• _EXERCISE PROMPT_: Repeat only the lines from the one containing "Convert this chart" through the one containing "import pandas as pd", exactly as written, both ends included.

-=-=-

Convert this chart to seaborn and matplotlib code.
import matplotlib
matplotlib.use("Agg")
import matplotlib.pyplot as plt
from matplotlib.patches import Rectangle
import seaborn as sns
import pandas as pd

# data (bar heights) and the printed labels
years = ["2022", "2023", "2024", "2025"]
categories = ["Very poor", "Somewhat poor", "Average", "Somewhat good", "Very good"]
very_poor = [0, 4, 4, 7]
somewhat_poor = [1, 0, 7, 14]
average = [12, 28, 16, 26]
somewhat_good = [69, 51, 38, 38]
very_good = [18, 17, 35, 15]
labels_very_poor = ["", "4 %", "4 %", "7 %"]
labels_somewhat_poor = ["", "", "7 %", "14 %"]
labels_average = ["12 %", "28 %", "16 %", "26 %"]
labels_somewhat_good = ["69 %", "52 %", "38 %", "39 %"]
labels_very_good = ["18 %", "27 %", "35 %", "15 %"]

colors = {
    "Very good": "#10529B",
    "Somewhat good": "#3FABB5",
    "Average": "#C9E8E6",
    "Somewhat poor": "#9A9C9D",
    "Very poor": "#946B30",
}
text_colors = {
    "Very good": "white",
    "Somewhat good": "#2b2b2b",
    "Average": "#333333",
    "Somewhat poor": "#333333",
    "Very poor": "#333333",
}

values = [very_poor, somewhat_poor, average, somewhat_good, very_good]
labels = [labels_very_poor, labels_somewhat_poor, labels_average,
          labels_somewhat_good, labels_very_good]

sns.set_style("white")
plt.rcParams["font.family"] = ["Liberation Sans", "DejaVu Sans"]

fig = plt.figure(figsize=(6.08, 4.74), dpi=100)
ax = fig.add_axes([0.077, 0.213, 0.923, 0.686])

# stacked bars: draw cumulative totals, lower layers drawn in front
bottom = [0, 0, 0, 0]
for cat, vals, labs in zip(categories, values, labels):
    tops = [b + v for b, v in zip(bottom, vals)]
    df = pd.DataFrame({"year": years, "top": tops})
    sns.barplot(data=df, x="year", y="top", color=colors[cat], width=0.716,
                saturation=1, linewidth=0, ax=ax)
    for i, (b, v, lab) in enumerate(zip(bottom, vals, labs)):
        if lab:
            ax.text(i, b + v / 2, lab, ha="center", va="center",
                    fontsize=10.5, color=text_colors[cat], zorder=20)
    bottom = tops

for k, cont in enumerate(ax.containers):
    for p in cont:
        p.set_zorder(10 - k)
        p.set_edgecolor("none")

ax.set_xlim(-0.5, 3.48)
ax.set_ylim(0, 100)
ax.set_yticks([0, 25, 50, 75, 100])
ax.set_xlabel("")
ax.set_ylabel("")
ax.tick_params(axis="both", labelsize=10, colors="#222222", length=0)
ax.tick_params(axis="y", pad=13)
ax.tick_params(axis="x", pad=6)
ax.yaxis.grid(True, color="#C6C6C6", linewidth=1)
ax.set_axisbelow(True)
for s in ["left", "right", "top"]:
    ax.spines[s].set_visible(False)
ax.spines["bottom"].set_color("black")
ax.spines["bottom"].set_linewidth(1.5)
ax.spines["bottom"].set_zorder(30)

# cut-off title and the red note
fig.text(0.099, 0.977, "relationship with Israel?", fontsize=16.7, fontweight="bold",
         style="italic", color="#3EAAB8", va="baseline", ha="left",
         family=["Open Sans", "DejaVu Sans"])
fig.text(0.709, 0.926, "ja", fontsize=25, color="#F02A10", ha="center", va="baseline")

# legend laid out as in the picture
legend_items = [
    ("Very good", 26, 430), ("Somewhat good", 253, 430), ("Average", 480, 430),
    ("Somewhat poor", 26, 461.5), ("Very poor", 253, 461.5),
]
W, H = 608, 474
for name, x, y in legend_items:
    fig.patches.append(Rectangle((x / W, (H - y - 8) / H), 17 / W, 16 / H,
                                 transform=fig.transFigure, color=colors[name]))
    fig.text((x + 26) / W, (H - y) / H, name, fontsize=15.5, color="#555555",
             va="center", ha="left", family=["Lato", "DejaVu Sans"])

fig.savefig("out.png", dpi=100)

-=-=-

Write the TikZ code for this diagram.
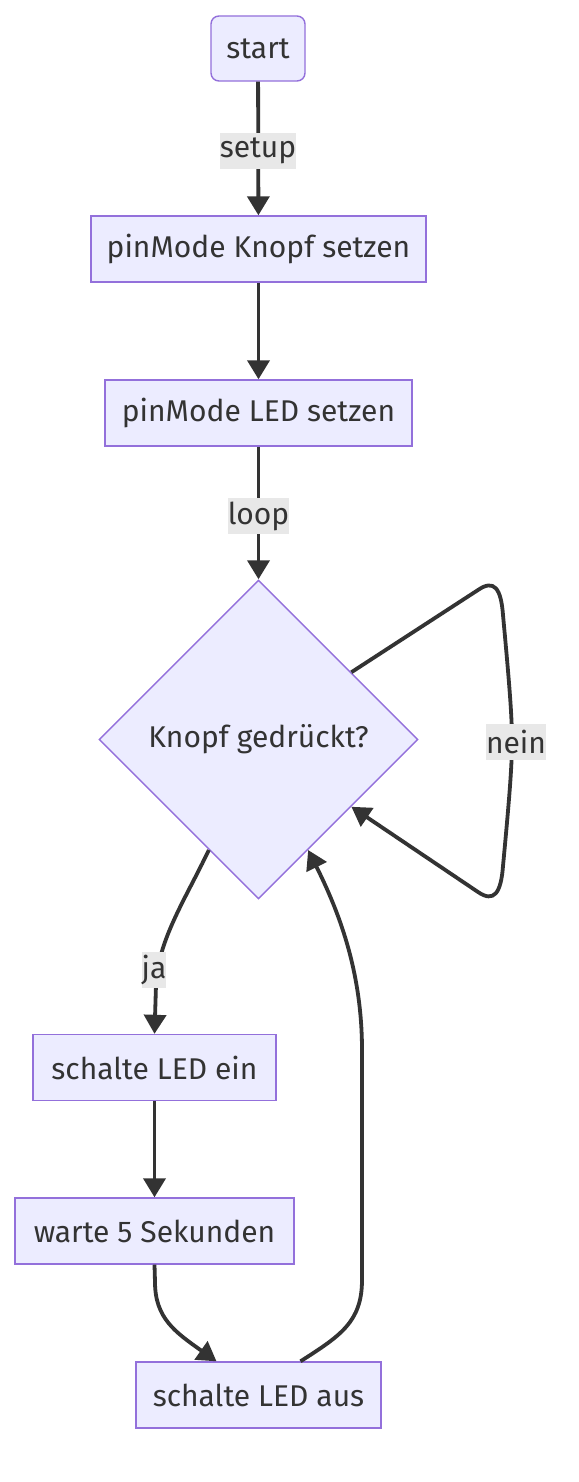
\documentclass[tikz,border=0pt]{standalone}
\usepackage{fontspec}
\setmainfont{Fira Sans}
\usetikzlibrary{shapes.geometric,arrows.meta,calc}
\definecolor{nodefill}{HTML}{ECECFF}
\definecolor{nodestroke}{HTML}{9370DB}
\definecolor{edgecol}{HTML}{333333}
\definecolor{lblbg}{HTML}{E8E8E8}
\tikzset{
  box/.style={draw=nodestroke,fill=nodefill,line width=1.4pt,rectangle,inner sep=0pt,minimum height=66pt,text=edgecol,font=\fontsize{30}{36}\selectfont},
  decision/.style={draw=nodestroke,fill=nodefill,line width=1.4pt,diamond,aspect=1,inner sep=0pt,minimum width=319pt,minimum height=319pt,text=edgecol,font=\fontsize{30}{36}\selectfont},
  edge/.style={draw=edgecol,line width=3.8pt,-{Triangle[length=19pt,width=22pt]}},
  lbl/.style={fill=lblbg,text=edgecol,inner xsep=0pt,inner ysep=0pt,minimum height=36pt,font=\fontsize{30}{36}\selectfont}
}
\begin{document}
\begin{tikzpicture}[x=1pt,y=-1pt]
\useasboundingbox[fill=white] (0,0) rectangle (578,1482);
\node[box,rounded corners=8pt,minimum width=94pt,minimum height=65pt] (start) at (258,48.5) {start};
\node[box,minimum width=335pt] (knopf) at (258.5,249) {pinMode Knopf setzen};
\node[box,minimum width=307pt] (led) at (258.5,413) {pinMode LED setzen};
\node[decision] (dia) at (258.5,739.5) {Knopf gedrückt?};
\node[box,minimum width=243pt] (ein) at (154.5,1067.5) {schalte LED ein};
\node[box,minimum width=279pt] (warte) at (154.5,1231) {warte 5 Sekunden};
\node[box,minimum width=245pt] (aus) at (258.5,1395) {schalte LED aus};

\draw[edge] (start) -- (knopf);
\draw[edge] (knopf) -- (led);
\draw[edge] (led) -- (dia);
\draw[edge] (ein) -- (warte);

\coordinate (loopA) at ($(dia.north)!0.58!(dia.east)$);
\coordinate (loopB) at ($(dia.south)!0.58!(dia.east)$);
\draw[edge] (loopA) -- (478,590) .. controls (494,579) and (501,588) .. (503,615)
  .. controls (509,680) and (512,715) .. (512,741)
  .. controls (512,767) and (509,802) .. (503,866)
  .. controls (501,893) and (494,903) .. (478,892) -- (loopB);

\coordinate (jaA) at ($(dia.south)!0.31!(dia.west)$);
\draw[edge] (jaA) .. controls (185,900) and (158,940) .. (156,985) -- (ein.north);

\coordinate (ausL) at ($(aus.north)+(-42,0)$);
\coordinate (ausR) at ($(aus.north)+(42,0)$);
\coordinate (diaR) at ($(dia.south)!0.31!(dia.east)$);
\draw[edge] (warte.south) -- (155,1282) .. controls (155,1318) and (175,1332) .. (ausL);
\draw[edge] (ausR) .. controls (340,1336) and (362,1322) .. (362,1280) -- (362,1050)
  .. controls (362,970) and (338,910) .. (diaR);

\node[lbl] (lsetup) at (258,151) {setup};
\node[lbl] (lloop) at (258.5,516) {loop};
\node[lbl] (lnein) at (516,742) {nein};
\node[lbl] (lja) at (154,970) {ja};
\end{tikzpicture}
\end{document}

-=-=-

• _FINISHED TASK_:
Convert this chart to seaborn and matplotlib code.
import matplotlib
matplotlib.use("Agg")
import matplotlib.pyplot as plt
from matplotlib.patches import Rectangle
import seaborn as sns
import pandas as pd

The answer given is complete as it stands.